**Given problem**: Exactly the lines from the line with "Emit a Python" to the line with "ax = fig.add_axes([0.18, 0.3033, 0.8007, 0.6257])" should be extracted, both included, with no other lines.

**Supplied information**:
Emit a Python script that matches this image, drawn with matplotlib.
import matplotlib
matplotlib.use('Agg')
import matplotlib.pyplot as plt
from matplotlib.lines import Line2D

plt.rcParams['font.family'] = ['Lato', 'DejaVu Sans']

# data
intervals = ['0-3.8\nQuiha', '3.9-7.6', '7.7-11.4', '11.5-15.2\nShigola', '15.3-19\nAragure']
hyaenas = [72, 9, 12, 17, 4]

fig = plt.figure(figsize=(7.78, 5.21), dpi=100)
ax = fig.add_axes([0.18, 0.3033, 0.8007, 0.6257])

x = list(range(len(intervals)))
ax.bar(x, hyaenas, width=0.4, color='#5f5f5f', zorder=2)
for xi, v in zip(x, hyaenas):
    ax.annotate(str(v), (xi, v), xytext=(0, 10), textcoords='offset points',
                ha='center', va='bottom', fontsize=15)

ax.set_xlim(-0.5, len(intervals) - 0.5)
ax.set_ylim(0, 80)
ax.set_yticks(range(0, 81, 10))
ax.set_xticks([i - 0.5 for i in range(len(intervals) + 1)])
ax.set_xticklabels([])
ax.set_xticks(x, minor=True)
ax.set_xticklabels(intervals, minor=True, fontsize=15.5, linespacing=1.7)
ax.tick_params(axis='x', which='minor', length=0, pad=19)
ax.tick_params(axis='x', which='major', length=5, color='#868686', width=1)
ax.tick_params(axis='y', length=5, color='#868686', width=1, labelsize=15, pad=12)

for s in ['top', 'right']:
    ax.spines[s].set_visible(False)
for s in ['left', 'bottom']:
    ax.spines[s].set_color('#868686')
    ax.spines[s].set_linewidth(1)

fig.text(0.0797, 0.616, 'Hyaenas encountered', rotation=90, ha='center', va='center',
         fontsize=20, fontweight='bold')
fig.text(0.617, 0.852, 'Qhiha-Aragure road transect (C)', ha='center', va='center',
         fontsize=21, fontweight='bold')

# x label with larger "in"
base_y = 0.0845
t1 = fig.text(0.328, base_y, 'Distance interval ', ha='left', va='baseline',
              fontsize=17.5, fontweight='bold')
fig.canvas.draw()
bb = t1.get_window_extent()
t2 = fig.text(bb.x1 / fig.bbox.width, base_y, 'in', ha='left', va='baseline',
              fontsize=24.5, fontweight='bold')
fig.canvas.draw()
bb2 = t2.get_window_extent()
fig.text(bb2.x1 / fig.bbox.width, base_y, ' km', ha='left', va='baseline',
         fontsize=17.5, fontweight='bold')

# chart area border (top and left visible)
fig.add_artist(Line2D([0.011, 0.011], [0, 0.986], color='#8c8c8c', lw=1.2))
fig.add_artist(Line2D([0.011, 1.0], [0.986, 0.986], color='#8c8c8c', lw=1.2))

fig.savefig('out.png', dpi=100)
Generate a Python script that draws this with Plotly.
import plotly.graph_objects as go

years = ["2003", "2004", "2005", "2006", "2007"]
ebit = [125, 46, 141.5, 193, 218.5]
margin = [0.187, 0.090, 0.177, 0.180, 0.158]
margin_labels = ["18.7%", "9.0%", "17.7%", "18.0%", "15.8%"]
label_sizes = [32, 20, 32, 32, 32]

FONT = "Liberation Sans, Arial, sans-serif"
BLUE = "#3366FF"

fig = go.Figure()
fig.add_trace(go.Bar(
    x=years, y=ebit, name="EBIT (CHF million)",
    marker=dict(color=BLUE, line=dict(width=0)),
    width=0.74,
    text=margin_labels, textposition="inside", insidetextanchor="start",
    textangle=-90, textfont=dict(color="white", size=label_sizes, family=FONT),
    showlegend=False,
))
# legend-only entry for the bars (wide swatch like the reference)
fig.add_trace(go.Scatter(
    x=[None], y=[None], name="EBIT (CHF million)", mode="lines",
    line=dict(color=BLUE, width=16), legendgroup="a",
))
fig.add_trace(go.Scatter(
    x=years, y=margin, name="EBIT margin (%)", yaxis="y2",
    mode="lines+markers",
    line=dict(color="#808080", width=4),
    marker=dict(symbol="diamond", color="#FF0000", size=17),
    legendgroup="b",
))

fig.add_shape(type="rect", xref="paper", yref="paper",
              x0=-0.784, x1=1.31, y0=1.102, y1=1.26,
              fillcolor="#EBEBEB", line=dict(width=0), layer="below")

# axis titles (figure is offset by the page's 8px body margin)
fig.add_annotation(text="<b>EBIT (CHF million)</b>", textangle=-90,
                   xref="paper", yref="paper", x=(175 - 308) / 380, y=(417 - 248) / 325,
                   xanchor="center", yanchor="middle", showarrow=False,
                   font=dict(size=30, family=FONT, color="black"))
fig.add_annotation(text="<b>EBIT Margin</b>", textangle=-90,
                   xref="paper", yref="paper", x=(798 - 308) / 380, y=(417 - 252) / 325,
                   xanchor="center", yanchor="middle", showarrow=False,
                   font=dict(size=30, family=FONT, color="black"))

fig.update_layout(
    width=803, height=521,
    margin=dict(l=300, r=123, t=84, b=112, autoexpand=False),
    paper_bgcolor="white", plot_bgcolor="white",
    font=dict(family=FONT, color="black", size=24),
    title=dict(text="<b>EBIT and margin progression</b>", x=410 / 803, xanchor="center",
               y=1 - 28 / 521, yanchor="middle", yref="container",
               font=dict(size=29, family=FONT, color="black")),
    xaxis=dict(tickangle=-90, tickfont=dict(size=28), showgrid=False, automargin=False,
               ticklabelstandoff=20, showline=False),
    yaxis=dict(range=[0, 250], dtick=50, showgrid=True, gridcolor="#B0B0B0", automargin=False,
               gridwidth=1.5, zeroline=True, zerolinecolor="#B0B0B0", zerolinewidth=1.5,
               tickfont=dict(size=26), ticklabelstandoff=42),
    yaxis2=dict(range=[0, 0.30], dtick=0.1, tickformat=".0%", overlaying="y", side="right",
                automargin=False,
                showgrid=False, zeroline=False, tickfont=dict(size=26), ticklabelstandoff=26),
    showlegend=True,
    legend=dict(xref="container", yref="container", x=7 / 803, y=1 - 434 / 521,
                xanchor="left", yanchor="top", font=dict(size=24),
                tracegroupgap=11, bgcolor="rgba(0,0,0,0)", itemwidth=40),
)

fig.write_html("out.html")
---
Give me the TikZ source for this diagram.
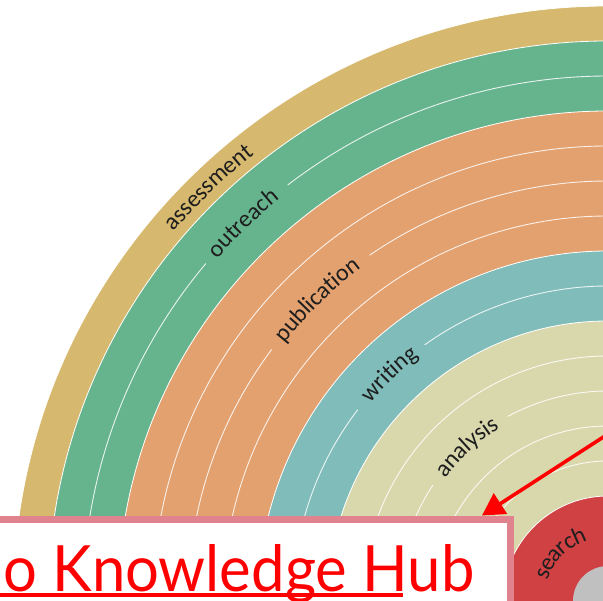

**The result**:
Emit a Python script that matches this image, drawn with matplotlib.
import matplotlib
matplotlib.use('Agg')
import matplotlib.pyplot as plt
from matplotlib.lines import Line2D

plt.rcParams['font.family'] = ['Lato', 'DejaVu Sans']

# data
intervals = ['0-3.8\nQuiha', '3.9-7.6', '7.7-11.4', '11.5-15.2\nShigola', '15.3-19\nAragure']
hyaenas = [72, 9, 12, 17, 4]

fig = plt.figure(figsize=(7.78, 5.21), dpi=100)
ax = fig.add_axes([0.18, 0.3033, 0.8007, 0.6257])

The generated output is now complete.